Quote the lines that run from the line containing "Clone this chart in matplotlib." down to the line containing "30.0, 100.0]". Include both of those lines, reproduce each exactly, and omit everything else.

### RECORDS FOR PROCESSING
==============================
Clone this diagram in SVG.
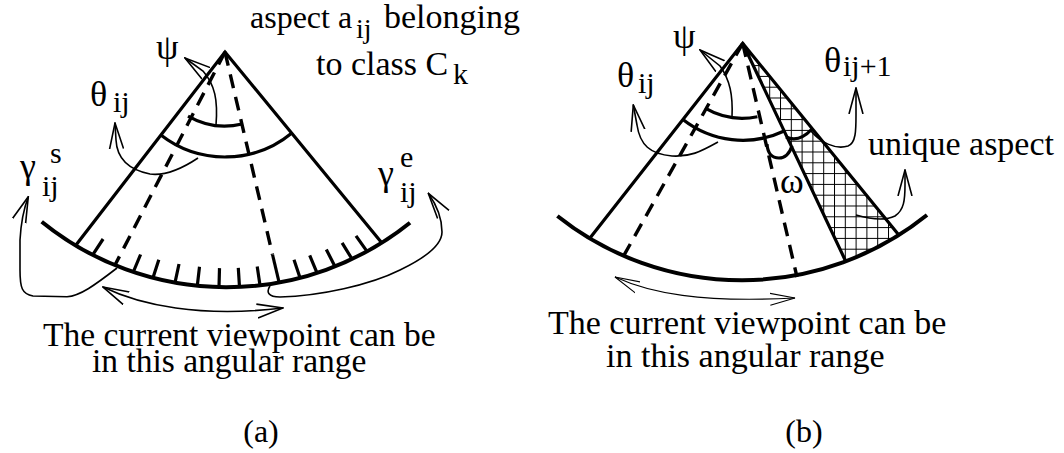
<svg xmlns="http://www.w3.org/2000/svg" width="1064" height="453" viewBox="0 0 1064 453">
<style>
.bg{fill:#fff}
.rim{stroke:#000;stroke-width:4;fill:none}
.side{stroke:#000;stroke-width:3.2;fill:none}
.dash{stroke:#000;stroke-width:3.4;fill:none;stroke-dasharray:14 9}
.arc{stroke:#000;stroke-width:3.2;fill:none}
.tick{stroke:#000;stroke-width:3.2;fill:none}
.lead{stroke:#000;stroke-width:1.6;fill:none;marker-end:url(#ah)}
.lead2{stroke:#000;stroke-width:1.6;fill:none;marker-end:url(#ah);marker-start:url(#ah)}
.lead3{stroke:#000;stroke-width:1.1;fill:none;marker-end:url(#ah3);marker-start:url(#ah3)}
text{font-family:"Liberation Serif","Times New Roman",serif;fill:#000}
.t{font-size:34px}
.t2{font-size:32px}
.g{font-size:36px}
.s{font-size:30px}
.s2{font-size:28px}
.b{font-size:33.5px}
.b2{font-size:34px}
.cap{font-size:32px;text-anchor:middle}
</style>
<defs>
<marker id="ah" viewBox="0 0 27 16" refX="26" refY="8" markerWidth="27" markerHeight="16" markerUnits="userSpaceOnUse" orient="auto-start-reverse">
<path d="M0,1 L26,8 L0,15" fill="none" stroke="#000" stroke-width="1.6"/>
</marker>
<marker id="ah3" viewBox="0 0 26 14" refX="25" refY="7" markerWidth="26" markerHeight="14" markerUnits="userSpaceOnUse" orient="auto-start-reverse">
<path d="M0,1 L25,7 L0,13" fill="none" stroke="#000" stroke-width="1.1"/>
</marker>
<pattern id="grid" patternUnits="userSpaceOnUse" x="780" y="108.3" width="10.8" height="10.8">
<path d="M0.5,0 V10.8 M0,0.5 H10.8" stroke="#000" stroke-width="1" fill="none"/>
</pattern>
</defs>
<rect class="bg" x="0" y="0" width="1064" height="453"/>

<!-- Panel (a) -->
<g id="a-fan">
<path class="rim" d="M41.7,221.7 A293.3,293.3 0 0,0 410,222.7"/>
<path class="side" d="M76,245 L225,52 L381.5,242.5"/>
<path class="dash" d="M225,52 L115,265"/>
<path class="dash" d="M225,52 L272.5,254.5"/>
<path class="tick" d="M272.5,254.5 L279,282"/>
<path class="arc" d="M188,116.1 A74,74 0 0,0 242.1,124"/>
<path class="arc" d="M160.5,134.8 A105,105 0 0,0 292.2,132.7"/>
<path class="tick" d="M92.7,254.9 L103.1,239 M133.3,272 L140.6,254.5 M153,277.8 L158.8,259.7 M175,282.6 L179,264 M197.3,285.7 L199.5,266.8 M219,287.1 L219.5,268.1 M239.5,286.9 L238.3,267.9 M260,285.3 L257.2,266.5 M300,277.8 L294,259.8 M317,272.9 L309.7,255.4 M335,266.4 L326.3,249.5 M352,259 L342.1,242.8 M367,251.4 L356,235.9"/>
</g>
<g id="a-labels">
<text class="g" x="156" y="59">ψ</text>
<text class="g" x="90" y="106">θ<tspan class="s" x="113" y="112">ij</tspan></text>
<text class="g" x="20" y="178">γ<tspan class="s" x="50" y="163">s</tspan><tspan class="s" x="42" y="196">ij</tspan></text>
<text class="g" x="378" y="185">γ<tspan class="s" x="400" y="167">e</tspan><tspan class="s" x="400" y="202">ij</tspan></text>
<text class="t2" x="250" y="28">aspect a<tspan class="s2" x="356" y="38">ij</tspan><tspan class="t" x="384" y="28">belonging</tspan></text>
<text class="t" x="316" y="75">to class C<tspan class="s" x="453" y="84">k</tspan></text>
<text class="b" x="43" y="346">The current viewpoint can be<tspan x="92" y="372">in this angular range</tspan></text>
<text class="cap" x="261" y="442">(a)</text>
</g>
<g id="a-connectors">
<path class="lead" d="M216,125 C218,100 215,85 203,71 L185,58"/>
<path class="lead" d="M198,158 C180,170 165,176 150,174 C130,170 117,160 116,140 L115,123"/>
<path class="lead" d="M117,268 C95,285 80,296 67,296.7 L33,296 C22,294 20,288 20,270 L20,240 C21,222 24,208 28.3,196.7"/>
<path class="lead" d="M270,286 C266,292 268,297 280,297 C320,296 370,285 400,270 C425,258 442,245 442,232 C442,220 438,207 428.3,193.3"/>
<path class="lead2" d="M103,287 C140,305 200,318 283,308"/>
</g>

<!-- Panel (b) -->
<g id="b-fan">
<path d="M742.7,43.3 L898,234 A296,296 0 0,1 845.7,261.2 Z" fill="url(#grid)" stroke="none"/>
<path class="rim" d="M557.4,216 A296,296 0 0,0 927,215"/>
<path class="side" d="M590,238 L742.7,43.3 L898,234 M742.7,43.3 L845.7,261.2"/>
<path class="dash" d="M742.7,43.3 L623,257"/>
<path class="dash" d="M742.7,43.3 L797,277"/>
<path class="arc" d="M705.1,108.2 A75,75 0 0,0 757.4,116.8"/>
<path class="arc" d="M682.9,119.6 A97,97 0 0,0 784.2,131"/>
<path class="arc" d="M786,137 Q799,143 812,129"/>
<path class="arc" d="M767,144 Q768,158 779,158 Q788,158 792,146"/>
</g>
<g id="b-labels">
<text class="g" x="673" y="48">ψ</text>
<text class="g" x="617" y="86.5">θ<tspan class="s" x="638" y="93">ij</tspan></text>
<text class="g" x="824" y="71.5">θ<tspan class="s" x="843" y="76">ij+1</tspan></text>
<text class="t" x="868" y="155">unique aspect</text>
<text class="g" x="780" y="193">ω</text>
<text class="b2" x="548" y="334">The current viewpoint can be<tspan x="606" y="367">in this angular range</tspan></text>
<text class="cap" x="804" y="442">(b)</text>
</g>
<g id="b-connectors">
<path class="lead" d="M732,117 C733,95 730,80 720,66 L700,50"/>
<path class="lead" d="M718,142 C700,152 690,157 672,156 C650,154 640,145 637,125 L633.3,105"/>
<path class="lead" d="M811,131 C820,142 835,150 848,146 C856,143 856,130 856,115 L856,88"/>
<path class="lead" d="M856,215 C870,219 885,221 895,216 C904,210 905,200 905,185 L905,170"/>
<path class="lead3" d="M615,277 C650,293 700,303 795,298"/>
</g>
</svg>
==============================
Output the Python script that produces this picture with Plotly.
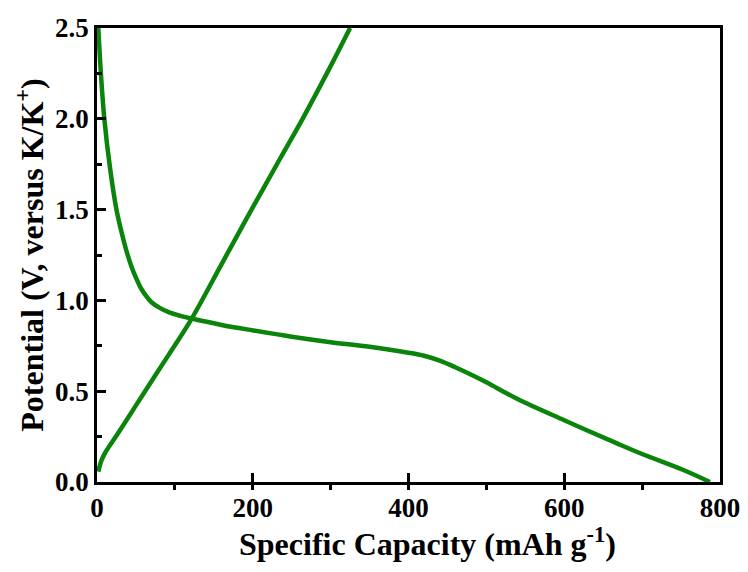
==============================
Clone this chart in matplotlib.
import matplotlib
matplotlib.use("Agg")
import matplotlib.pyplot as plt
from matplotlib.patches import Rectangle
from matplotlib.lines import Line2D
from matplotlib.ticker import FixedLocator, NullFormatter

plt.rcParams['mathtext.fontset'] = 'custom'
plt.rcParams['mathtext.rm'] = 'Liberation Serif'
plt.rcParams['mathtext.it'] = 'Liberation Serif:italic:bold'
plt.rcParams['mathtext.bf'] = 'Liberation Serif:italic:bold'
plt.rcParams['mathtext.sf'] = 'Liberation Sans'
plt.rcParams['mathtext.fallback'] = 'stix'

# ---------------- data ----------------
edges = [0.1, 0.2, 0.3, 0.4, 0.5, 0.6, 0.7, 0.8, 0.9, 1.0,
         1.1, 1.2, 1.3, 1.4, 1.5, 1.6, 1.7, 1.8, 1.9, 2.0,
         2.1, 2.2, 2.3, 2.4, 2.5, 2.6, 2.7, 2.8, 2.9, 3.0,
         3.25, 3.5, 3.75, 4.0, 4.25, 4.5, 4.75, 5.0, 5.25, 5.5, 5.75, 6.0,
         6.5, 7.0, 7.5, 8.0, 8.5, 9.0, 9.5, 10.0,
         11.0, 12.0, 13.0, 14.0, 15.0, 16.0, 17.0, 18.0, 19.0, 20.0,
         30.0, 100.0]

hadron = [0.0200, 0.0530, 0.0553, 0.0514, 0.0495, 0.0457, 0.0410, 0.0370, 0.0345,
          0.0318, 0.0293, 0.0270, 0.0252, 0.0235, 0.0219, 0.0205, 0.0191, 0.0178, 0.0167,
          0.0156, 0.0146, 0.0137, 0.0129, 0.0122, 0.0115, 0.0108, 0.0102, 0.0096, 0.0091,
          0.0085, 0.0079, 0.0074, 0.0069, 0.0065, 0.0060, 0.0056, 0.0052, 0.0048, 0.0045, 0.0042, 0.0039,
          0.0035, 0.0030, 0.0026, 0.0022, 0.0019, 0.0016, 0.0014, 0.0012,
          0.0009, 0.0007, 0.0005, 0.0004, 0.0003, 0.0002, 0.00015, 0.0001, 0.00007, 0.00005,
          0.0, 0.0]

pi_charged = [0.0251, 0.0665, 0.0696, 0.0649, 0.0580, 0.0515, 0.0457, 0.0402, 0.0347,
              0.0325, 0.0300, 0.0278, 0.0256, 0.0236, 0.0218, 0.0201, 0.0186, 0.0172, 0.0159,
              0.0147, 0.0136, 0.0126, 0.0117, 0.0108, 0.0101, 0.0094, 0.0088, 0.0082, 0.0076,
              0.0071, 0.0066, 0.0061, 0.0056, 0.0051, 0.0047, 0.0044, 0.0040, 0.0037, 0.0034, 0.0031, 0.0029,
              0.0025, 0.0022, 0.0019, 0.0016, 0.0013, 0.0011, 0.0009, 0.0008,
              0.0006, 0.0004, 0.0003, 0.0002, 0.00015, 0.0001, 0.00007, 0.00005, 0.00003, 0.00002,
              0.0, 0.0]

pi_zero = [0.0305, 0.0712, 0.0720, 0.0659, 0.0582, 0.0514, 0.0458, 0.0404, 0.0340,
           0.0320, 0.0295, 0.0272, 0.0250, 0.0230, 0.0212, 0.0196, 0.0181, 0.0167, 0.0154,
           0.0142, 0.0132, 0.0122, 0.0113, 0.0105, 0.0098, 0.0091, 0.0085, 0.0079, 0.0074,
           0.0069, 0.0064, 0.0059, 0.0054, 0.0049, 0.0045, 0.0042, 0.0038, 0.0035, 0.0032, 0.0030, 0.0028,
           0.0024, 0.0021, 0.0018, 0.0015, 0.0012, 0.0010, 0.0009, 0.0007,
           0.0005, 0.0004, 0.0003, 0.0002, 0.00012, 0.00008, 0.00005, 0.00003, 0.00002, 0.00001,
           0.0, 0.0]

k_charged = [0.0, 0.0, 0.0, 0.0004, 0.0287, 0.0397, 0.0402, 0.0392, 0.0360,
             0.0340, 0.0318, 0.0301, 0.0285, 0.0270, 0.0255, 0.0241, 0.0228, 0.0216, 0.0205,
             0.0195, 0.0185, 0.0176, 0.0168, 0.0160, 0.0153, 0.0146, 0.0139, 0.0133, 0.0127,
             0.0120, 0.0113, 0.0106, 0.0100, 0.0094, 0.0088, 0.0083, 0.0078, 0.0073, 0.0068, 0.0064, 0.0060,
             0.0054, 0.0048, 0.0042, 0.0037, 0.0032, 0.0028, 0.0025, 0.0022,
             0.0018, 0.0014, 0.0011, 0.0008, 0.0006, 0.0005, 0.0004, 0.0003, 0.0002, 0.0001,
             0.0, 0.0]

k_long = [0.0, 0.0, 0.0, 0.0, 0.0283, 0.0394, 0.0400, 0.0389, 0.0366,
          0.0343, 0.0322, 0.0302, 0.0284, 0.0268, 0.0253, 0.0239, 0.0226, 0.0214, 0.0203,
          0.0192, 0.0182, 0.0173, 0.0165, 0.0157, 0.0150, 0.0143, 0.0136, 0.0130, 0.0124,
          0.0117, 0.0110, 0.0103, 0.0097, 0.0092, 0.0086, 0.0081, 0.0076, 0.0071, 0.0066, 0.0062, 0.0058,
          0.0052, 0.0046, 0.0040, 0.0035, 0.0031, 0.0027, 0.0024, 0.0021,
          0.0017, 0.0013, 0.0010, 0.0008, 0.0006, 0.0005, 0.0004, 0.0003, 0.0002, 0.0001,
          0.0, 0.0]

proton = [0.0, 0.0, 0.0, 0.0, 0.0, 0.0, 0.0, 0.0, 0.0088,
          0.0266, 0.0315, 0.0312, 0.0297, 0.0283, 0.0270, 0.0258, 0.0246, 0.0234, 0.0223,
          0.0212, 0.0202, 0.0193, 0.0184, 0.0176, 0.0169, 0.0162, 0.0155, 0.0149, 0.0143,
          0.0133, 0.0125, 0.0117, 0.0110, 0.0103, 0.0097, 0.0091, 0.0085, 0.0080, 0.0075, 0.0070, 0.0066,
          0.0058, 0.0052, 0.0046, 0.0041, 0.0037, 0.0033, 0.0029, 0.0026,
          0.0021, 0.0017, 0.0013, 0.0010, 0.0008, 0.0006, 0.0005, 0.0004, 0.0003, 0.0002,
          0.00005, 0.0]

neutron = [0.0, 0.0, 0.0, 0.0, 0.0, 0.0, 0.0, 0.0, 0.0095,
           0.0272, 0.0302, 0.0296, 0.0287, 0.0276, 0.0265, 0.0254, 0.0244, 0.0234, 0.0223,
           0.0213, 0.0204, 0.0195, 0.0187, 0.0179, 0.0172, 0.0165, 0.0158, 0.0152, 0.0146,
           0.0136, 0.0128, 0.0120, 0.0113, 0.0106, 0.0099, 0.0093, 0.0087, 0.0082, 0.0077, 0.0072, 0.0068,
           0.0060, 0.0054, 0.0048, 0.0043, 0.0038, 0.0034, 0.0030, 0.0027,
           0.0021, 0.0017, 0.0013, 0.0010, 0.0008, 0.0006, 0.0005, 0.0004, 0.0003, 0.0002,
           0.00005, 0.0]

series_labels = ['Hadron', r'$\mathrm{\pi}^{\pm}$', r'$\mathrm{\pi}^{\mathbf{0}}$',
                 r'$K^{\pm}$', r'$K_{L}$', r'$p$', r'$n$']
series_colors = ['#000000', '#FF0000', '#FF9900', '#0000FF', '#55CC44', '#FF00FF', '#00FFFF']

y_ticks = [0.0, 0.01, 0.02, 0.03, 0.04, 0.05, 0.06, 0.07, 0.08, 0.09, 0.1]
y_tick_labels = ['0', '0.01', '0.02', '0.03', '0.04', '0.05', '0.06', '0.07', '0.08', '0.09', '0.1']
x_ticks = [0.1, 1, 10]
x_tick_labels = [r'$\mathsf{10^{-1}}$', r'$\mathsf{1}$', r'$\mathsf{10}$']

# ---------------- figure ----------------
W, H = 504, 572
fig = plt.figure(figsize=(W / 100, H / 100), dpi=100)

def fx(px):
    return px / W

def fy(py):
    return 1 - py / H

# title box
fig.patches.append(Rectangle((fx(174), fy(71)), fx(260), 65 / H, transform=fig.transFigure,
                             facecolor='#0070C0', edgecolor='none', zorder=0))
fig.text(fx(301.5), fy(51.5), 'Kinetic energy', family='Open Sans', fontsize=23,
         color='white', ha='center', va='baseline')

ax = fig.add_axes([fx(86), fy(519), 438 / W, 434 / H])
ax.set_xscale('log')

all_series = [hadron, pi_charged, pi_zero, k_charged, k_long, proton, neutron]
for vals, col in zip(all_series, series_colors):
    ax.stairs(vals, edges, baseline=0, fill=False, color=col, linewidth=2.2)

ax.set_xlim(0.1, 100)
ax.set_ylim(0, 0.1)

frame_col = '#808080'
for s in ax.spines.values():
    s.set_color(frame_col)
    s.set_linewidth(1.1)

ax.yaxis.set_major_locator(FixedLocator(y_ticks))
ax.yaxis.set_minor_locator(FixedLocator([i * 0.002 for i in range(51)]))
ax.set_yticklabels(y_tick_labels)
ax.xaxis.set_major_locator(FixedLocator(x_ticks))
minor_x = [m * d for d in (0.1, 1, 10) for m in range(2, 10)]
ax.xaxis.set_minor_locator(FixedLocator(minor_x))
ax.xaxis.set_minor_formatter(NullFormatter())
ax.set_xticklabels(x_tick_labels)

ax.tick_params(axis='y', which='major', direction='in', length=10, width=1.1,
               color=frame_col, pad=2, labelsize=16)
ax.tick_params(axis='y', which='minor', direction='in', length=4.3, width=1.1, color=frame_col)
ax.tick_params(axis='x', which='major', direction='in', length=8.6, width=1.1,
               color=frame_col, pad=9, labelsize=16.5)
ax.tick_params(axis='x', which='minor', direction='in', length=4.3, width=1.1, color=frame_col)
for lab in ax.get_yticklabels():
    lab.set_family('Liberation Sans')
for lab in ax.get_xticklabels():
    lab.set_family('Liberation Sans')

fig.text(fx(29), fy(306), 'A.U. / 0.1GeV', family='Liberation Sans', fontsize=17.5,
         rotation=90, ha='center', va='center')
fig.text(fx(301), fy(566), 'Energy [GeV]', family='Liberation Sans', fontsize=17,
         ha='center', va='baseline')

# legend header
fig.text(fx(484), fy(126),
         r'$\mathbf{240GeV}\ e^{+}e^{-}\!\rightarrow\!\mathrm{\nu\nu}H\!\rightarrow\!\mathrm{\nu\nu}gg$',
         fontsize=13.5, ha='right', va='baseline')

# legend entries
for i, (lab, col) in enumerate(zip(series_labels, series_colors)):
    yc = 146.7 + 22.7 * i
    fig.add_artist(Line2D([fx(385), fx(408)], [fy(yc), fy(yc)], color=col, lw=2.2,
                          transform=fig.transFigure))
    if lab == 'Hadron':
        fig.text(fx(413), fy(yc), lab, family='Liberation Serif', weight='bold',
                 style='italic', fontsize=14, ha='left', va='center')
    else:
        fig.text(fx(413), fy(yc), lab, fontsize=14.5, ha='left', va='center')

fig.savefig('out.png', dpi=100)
==============================
### EXPECTED ANSWER
Clone this chart in matplotlib.
import matplotlib
matplotlib.use("Agg")
import matplotlib.pyplot as plt
from matplotlib.patches import Rectangle
from matplotlib.lines import Line2D
from matplotlib.ticker import FixedLocator, NullFormatter

plt.rcParams['mathtext.fontset'] = 'custom'
plt.rcParams['mathtext.rm'] = 'Liberation Serif'
plt.rcParams['mathtext.it'] = 'Liberation Serif:italic:bold'
plt.rcParams['mathtext.bf'] = 'Liberation Serif:italic:bold'
plt.rcParams['mathtext.sf'] = 'Liberation Sans'
plt.rcParams['mathtext.fallback'] = 'stix'

# ---------------- data ----------------
edges = [0.1, 0.2, 0.3, 0.4, 0.5, 0.6, 0.7, 0.8, 0.9, 1.0,
         1.1, 1.2, 1.3, 1.4, 1.5, 1.6, 1.7, 1.8, 1.9, 2.0,
         2.1, 2.2, 2.3, 2.4, 2.5, 2.6, 2.7, 2.8, 2.9, 3.0,
         3.25, 3.5, 3.75, 4.0, 4.25, 4.5, 4.75, 5.0, 5.25, 5.5, 5.75, 6.0,
         6.5, 7.0, 7.5, 8.0, 8.5, 9.0, 9.5, 10.0,
         11.0, 12.0, 13.0, 14.0, 15.0, 16.0, 17.0, 18.0, 19.0, 20.0,
         30.0, 100.0]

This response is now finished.